### Given instruction
Leaving out every picture, copy the lines of the data exactly, from the first through the line containing "from matplotlib.patches import Rectangle".

### Information supplied
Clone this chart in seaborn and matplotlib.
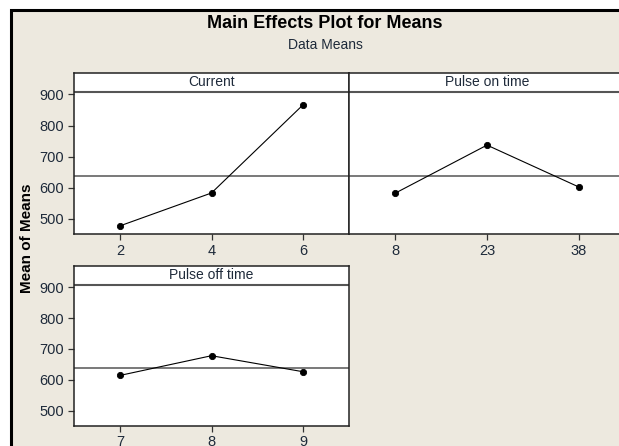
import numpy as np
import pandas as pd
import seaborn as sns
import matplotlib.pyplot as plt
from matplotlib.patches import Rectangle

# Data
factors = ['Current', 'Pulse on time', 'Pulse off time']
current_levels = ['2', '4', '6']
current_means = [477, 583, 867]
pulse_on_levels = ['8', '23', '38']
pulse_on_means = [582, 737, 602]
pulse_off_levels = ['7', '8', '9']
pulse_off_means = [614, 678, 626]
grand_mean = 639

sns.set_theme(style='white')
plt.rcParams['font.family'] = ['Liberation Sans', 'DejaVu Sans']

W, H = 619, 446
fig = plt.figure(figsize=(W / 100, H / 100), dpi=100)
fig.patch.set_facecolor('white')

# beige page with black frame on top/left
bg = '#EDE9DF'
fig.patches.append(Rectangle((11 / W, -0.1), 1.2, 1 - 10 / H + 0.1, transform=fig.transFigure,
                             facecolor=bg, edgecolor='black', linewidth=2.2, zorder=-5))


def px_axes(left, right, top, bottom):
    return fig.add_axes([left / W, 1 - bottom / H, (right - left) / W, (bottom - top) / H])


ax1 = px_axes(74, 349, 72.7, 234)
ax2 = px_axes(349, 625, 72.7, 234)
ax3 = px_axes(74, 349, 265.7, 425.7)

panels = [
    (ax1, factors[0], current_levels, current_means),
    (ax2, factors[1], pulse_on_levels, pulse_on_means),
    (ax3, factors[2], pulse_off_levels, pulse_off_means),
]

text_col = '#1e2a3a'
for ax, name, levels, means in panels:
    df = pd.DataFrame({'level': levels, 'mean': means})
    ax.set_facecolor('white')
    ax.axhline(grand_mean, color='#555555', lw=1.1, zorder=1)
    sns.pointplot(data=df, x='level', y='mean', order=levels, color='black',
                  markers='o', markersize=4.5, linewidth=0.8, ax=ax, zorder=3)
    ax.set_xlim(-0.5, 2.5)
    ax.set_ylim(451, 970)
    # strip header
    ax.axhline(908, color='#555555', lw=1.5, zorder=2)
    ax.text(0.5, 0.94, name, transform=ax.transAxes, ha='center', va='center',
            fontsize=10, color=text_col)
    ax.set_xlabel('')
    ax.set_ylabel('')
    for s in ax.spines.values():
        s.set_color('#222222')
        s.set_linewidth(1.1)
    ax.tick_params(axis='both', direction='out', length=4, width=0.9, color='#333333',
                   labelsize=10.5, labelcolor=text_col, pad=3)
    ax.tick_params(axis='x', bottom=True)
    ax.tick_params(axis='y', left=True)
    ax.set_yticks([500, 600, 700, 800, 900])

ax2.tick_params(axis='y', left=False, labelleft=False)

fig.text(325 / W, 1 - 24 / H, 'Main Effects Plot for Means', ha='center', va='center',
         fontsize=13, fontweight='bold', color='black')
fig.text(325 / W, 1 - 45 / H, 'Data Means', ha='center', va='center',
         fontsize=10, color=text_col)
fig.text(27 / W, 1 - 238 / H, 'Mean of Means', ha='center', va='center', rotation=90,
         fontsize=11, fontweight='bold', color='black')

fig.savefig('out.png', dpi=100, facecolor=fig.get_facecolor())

### Output of the task
Clone this chart in seaborn and matplotlib.
import numpy as np
import pandas as pd
import seaborn as sns
import matplotlib.pyplot as plt
from matplotlib.patches import Rectangle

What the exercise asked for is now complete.